Прекрасные изгнанники - страница 13



«Роман с рогоносцем» – так папа называл мою первую любовь. Когда я танцевала со Шведом в Ки-Уэсте, отец уже год как умер, но я до сих пор не могла избавиться от этого его явного неодобрения, оно разъедало меня изнутри, словно раковая опухоль. Прежде чем завлекать мужчину, плавая с ним днем и танцуя по вечерам, прежде чем целовать его, мне следовало бы подумать о своей репутации порядочной девушки. Если же я плохая девочка и веду себя соответственно, тогда мужчина вправе ожидать от меня большего, а если плохая девочка не сдает позиции, значит она просто вертихвостка и динамщица. Если ты не девственница, то нечего делать невинное личико. Мне всегда казалось, что я должна давать мужчинам то, чего они от меня хотят. Думаю, подсознательно я верила в то, что стоит мне найти правильного мужчину, как болезненное отвращение к себе сразу пройдет. А оно действительно было болезненным. На физическом уровне. И со Шведом я повела себя по шаблону: расплатилась за танцы по вечерам и веселую компанию.

А утром проснулась и, как всегда, сразу поняла, что не чувствую того, что должна чувствовать женщина, проснувшись в постели с мужчиной. Я сожалела о том, что занималась любовью, сожалела обо всем, что причиняло боль, и о том, что ее не причиняло. Я раскаивалась абсолютно во всем: в том, что плавала со Шведом в море и танцевала с ним, в том, что целовала его, позволяла себя обнимать и запрыгнула к нему в постель. Мне надо было поскорее сбежать прочь – от стыда за то, кем я была и кем не была, ретироваться первой, пока меня не бросили.

Когда друг семьи предложил подвезти меня до Майами, я, не раздумывая, собрала вещи и попрощалась с Полин, Эрнестом и мальчиками. Приехав домой в Сент-Луис, я написала Полин, какие у нее чудесные дети, какой чудесный муж и какая чудесная она сама. В общем, поблагодарила гостеприимную хозяйку за то, что она столь любезно терпела мое постоянное присутствие в их доме. Сообщила, что пишу по дюжине страниц в день и твердо намерена закончить книгу, чтобы иметь возможность снова куда-нибудь поехать. А еще я послала ей фотографии Бертрана, хотя упоминать о бывшем любовнике не было никакого смысла, разве только для того, чтобы жена Эрнеста не подумала, будто я могу представлять угрозу для ее брака.
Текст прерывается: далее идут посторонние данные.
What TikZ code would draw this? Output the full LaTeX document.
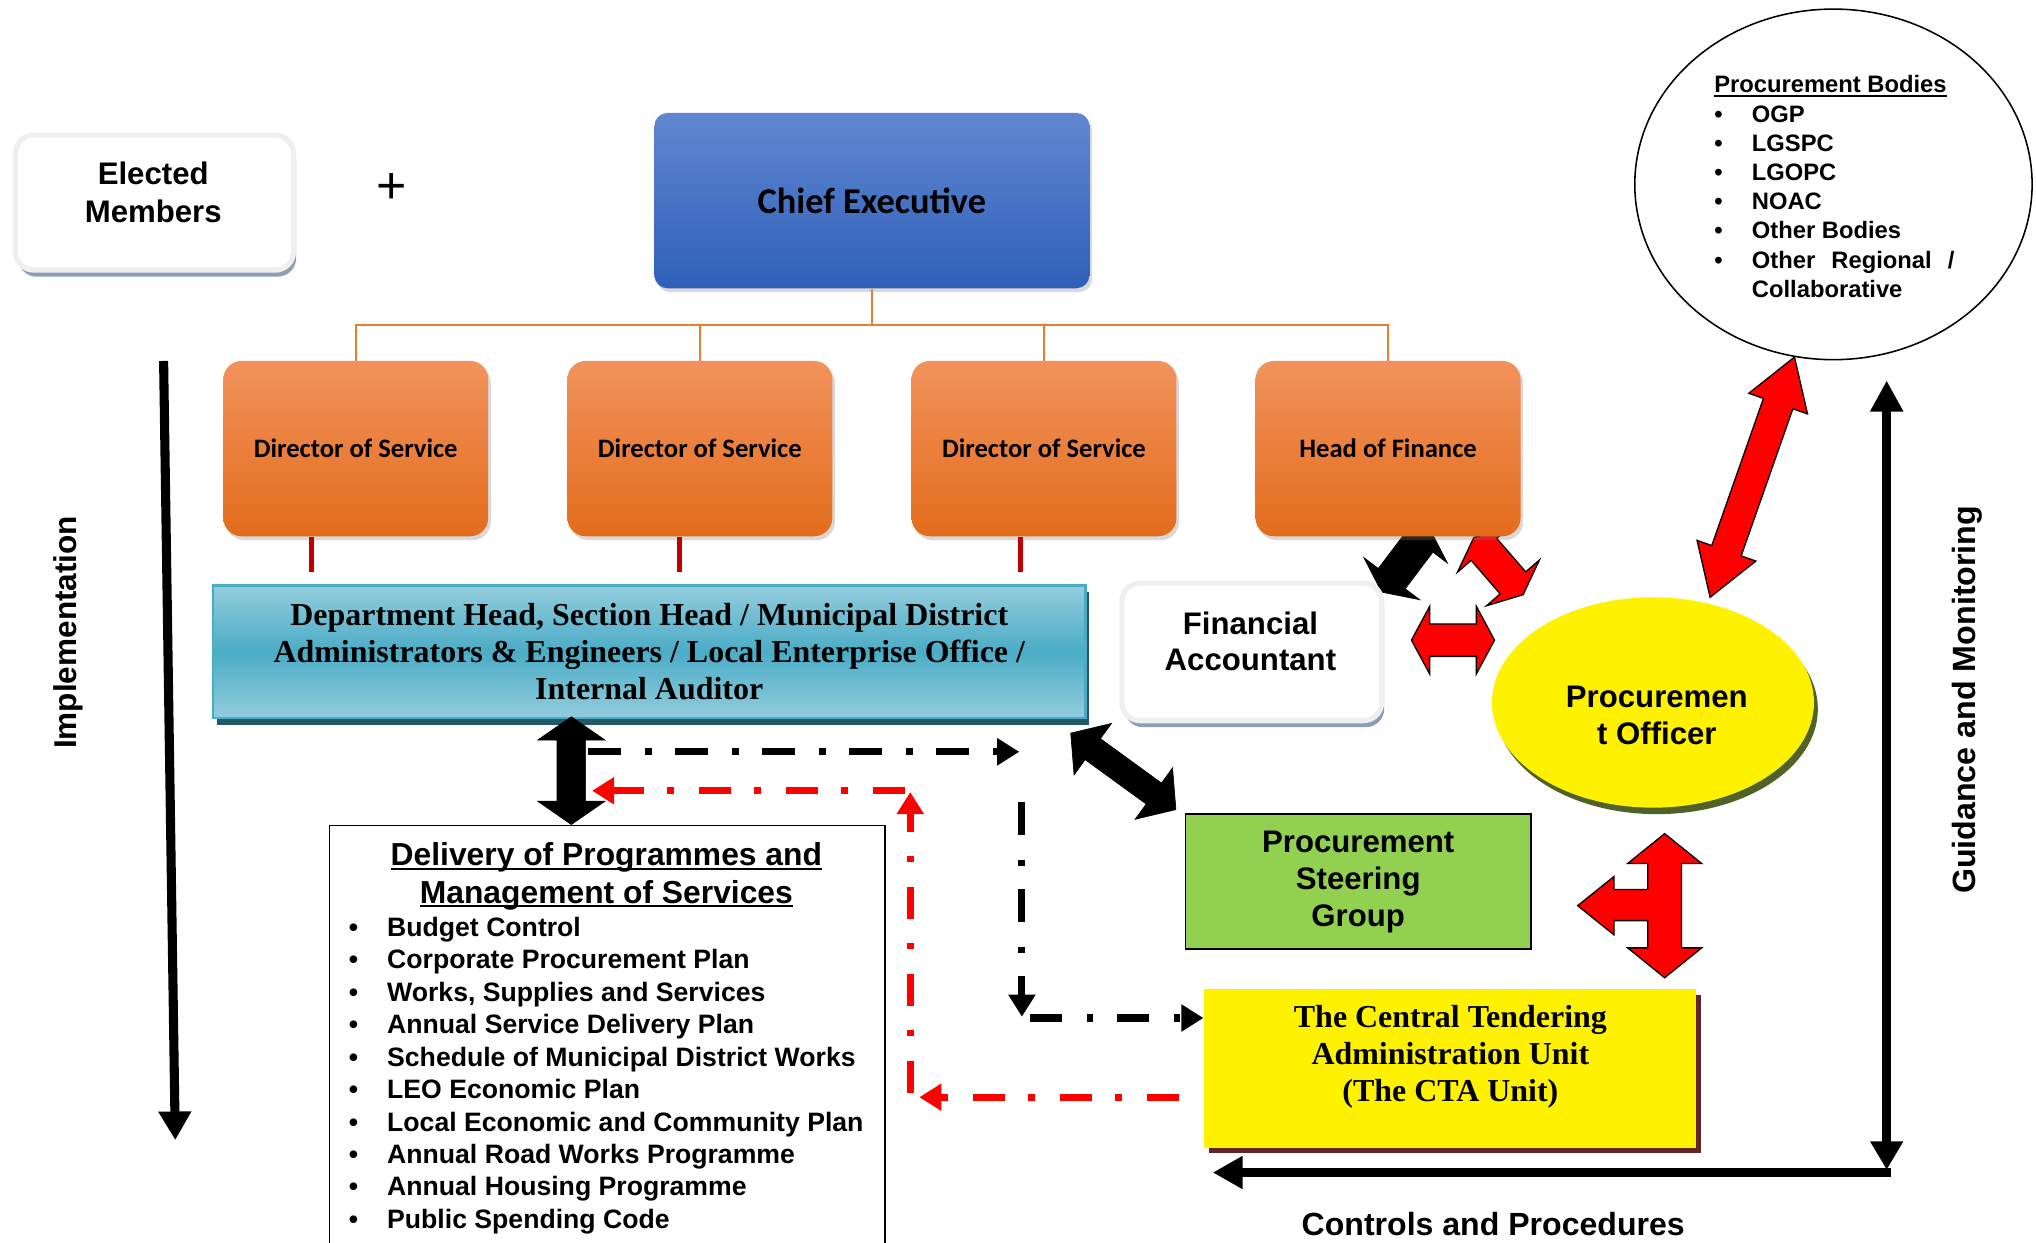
\documentclass[tikz,border=0pt]{standalone}
\usepackage{fontspec}
\setmainfont{Liberation Sans}
\newfontfamily\timesfont{Liberation Serif}
\newfontfamily\calfont{Carlito}
\usetikzlibrary{calc,arrows.meta,shadows,shapes.geometric,backgrounds}

\definecolor{orgtop}{HTML}{F2935C}
\definecolor{orgbot}{HTML}{E36C1C}
\definecolor{cetop}{HTML}{6088D0}
\definecolor{cebot}{HTML}{2F5FB9}
\definecolor{tealmid}{HTML}{4BACC6}
\definecolor{teallt}{HTML}{93CDDD}
\definecolor{tealdk}{HTML}{215968}
\definecolor{psggreen}{HTML}{92D050}
\definecolor{ctashadow}{HTML}{632523}
\definecolor{poshadow}{HTML}{4F6228}
\definecolor{greyrim}{HTML}{EFEFEF}
\definecolor{greyshadow}{HTML}{8C9DB5}
\definecolor{treeorange}{HTML}{ED7D31}
\definecolor{tickred}{HTML}{C00000}

\newcommand{\fsz}[2]{\fontsize{#1}{#2}\selectfont}
\newcommand{\undl}[1]{\setbox0\hbox{#1}\rlap{\rule[-3pt]{\wd0}{1.6pt}}\box0}
\newcommand{\bul}[1]{\makebox[#1][l]{\textbullet}}

% double headed block arrow: style, from, to, shaft half width, head half width, head length
\newcommand{\blockarrow}[6]{%
  \path let \p1=($(#3)-(#2)$) in \pgfextra{%
    \pgfmathparse{veclen(\x1,\y1)}\xdef\blen{\pgfmathresult}%
    \pgfmathparse{atan2(\y1,\x1)}\xdef\bang{\pgfmathresult}};
  \filldraw[#1, shift={(#2)}, rotate=\bang]
    (0pt,0pt) -- (#6pt,#5pt) -- (#6pt,#4pt) -- (\blen pt-#6pt,#4pt) -- (\blen pt-#6pt,#5pt)
    -- (\blen pt,0pt) -- (\blen pt-#6pt,-#5pt) -- (\blen pt-#6pt,-#4pt) -- (#6pt,-#4pt)
    -- (#6pt,-#5pt) -- cycle;
}

\tikzset{
  lightbox/.style={rounded corners=14pt, draw=greyrim, line width=4pt, fill=white,
    drop shadow={shadow xshift=2pt, shadow yshift=-5pt, fill=greyshadow, opacity=1}},
  cebox/.style={rounded corners=10pt, top color=cetop, bottom color=cebot,
    minimum width=335pt, minimum height=135pt, font=\calfont\bfseries\fsz{28}{32},
    drop shadow={shadow xshift=2pt, shadow yshift=-3pt, opacity=.3}},
  orgbox/.style={rounded corners=14pt, top color=orgtop, bottom color=orgbot,
    minimum width=204pt, minimum height=135pt, font=\calfont\bfseries\fsz{20.5}{24},
    drop shadow={shadow xshift=2pt, shadow yshift=-3pt, opacity=.3}},
  deptbox/.style={draw=tealmid, line width=2pt, top color=teallt, bottom color=teallt,
    middle color=tealmid, minimum width=672pt, minimum height=102pt, align=center,
    font=\timesfont\bfseries\fsz{24.6}{28.5},
    drop shadow={shadow xshift=3pt, shadow yshift=-5pt, fill=tealdk, opacity=1}},
  psgbox/.style={draw=black, line width=1.5pt, fill=psggreen, minimum width=266pt,
    minimum height=104pt, align=center, font=\bfseries\fsz{24}{28.5}},
  ctabox/.style={fill=yellow, minimum width=379pt, minimum height=122pt,
    drop shadow={shadow xshift=4pt, shadow yshift=-4pt, fill=ctashadow, opacity=1}},
  poell/.style={ellipse, fill=yellow, minimum width=248pt, minimum height=162pt,
    drop shadow={shadow xshift=3pt, shadow yshift=-5pt, fill=poshadow, opacity=1}},
  treeline/.style={draw=treeorange, line width=1.5pt},
  redtick/.style={draw=tickred, line width=4pt},
  bigline/.style={line width=7pt},
  dashblack/.style={line width=5.5pt, dash pattern=on 25pt off 19pt on 5pt off 18pt,
    -{Triangle[width=20pt,length=17pt]}},
  dashred/.style={dashblack, red},
  redarrow/.style={fill=red, draw=black, line width=1pt},
  blkarrow/.style={fill=black, draw=black, line width=.5pt},
}

\begin{document}
\begin{tikzpicture}[x=1pt, y=-1pt]
\useasboundingbox (0,0) rectangle (1568,957);
\clip (0,0) rectangle (1568,957);

% block arrows hidden under Head of Finance
\coordinate (fa1) at (1064,456);
\coordinate (fa2) at (1101,407);
\coordinate (hf1) at (1135,414);
\coordinate (hf2) at (1173,458);
\begin{pgfonlayer}{background}
\blockarrow{blkarrow}{fa1}{fa2}{13}{27}{13}
\blockarrow{redarrow}{hf1}{hf2}{13}{27}{12}
\end{pgfonlayer}

% top row
\node[lightbox, minimum width=214pt, minimum height=104pt] (elected) at (119,156) {};
\node[font=\bfseries\fsz{24}{29}, align=center] (electedtxt) at (118,148) {Elected\\Members};
\node[font=\fsz{40}{40}] (plus) at (302,145) {+};
\node[cebox] (chief) at (671.5,154.5) {Chief Executive};

% directors
\foreach \i/\px/\t in {1/274/Director of Service, 2/539/Director of Service,
    3/804/Director of Service, 4/1069/Head of Finance}
  \node[orgbox] (dir\i) at (\px,345.5) {\t};
\draw[treeline] (chief.south) -- ++(0,28) coordinate (bus);
\foreach \i in {1,...,4}
  \draw[treeline] (bus) -| (dir\i.north);
\foreach \i/\dx in {1/-34, 2/-16, 3/-18}
  \draw[redtick] ($(dir\i.south)+(\dx,0)$) -- ++(0,27);

% middle row
\node[deptbox] (dept) at (500,502) {Department Head, Section Head / Municipal District\\
  Administrators \& Engineers / Local Enterprise Office /\\Internal Auditor};
\node[lightbox, minimum width=200pt, minimum height=106pt] (finacc) at (964,502) {};
\node[font=\bfseries\fsz{24}{28}, align=center] (finacctxt) at (963,494) {Financial\\Accountant};
\node[poell] (procoff) at (1273,541) {};
\node[font=\bfseries\fsz{24}{28}, align=center] (procofftxt) at (1276,551) {Procuremen\\t Officer};

% procurement bodies
\node[draw, ellipse, line width=1.2pt, fill=white, minimum width=306pt,
  minimum height=270pt] (bodies) at (1412,142) {};
\node[anchor=north west, align=left, inner sep=0, font=\bfseries\fsz{18.3}{22.5}]
  (bodiestxt) at (1320,58) {\undl{Procurement Bodies}\\
  \bul{29pt}OGP\\\bul{29pt}LGSPC\\\bul{29pt}LGOPC\\\bul{29pt}NOAC\\
  \bul{29pt}Other Bodies\\\bul{29pt}\makebox[156pt][s]{Other Regional /}\\
  \makebox[29pt]{}Collaborative};

% lower row
\node[psgbox] (steer) at (1046,679) {Procurement\\Steering\\Group};
\node[ctabox] (cta) at (1116.5,823) {};
\node[font=\timesfont\bfseries\fsz{24.6}{28.5}, align=center] (ctatxt) at (1117,814)
  {The Central Tendering\\Administration Unit\\(The CTA Unit)};
\node[draw, line width=1.3pt, fill=white, minimum width=428pt, minimum height=340pt,
  anchor=north west, inner sep=0] (deliv) at (253,635) {};
\node[font=\bfseries\fsz{24.5}{29}, align=center] (delivtitle) at (467,675)
  {\undl{Delivery of Programmes and}\\\undl{Management of Services}};
\node[anchor=north west, align=left, inner sep=0, font=\bfseries\fsz{20.5}{25}]
  (delivlist) at (268.5,706) {\bul{29.5pt}Budget Control\\
  \bul{29.5pt}Corporate Procurement Plan\\\bul{29.5pt}Works, Supplies and Services\\
  \bul{29.5pt}Annual Service Delivery Plan\\\bul{29.5pt}Schedule of Municipal District Works\\
  \bul{29.5pt}LEO Economic Plan\\\bul{29.5pt}Local Economic and Community Plan\\
  \bul{29.5pt}Annual Road Works Programme\\\bul{29.5pt}Annual Housing Programme\\
  \bul{29.5pt}Public Spending Code};

% side labels
\node[rotate=90, font=\bfseries\fsz{24.3}{24}] (impl) at (53,487) {Implementation};
\node[rotate=90, font=\bfseries\fsz{24.8}{24}] (guide) at (1515,539) {Guidance and Monitoring};
\node[font=\bfseries\fsz{24.7}{24}] (ctrl) at (1150,943) {Controls and Procedures};

% long arrows
\coordinate (imptop) at (126,278);
\coordinate (impbot) at (135,878);
\draw[bigline, -{Triangle[width=24pt,length=22pt]}] (imptop) -- (impbot);
\coordinate (gtop) at (1453,293);
\coordinate (gbot) at (1453,901);
\coordinate (gcorner) at (1456.5,903);
\coordinate (cleft) at (934,903);
\draw[bigline, {Triangle[width=24pt,length=24pt]}-{Triangle[width=24pt,length=22pt]}] (gtop) -- (gbot);
\draw[bigline, -{Triangle[width=24pt,length=23pt]}] (gcorner) -- (cleft);

% block arrows
\coordinate (fp1) at (1087,493);
\coordinate (fp2) at (1151,493);
\blockarrow{redarrow}{fp1}{fp2}{12.5}{26}{14}
\coordinate (pb1) at (1382,275);
\coordinate (pb2) at (1317,460);
\blockarrow{redarrow}{pb1}{pb2}{12}{24}{38}
\coordinate (dd1) at (440,552);
\coordinate (dd2) at (440,635);
\blockarrow{blkarrow}{dd1}{dd2}{11}{26}{18}
\coordinate (ds1) at (824.6,564.6);
\coordinate (ds2) at (905.6,623.5);
\blockarrow{blkarrow}{ds1}{ds2}{10}{24.5}{21}
\coordinate (tee) at (1282,697.5);
\filldraw[redarrow, shift={(tee)}] (0,-55.5) -- (28.5,-32.5) -- (13,-32.5) -- (13,32.5)
  -- (28.5,32.5) -- (0,55.5) -- (-28.5,32.5) -- (-13,32.5) -- (-13,11.5) -- (-39,11.5)
  -- (-39,22.5) -- (-67,0) -- (-39,-22.5) -- (-39,-12.5) -- (-13,-12.5) -- (-13,-32.5)
  -- (-28.5,-32.5) -- cycle;

% dash dot flows
\coordinate (kb1) at (453,579);
\coordinate (kb2) at (785,579);
\coordinate (kb3) at (787,618);
\coordinate (kb4) at (787,783);
\coordinate (kb5) at (793,784);
\draw[dashblack] (kb1) -- (kb2);
\draw[dashblack] (kb3) -- (kb4);
\draw[dashblack] (kb5) -- (kb5 -| cta.west);
\coordinate (kr1) at (908,845);
\coordinate (kr2) at (708,845);
\coordinate (kr3) at (701,842);
\coordinate (kr4) at (701,610);
\coordinate (kr5) at (697,609);
\coordinate (kr6) at (456,609);
\draw[dashred] (kr1) -- (kr2);
\draw[dashred] (kr3) -- (kr4);
\draw[dashred] (kr5) -- (kr6);
\end{tikzpicture}
\end{document}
К тому времени Хемингуэй стал звонить мне из Нью-Йорка, куда поехал повидаться со своим издателем. Звонил он, как я думала, потому, что со мной, в отличие от Полин, можно было поговорить об Испании, а также обсудить литературные дела, не задевая при этом кого-нибудь из нью-йоркской писательской братии, с которой лучше было не связываться. Эрнест жаловался, что редактор журнала «Эсквайр», где планировали публиковать с продолжением его новый роман, задает ему глупые вопросы. Хотя, если честно, мне эти вопросы не казались такими уж бессмысленными, поскольку меня они тоже волновали. Например, мне было интересно, не слишком ли часто Хемингуэй в своих художественных произведениях изображает в карикатурном виде вполне реальных людей.

– Мне надо в Испанию, – объявил Эрнест. – Так что пусть редактор сидит на заднице ровно и ждет до июня. – Я, кстати, и Макса Перкинса тоже послал куда подальше.

– Ну, это уже перебор, с Перкинсом надо было как-нибудь повежливее, – тихо, так, чтобы не услышала Мэти, ответила я в черную телефонную трубку.

Макс Перкинс – редактор из издательства «Скрибнер», старомодный тип, из тех, кто носит под пиджаком жилет и завязывает забавные клетчатые галстуки на виндзорский узел, – был настолько вежлив в общении, что даже мужланы вроде Хемингуэя старались не употреблять при нем слово «задница».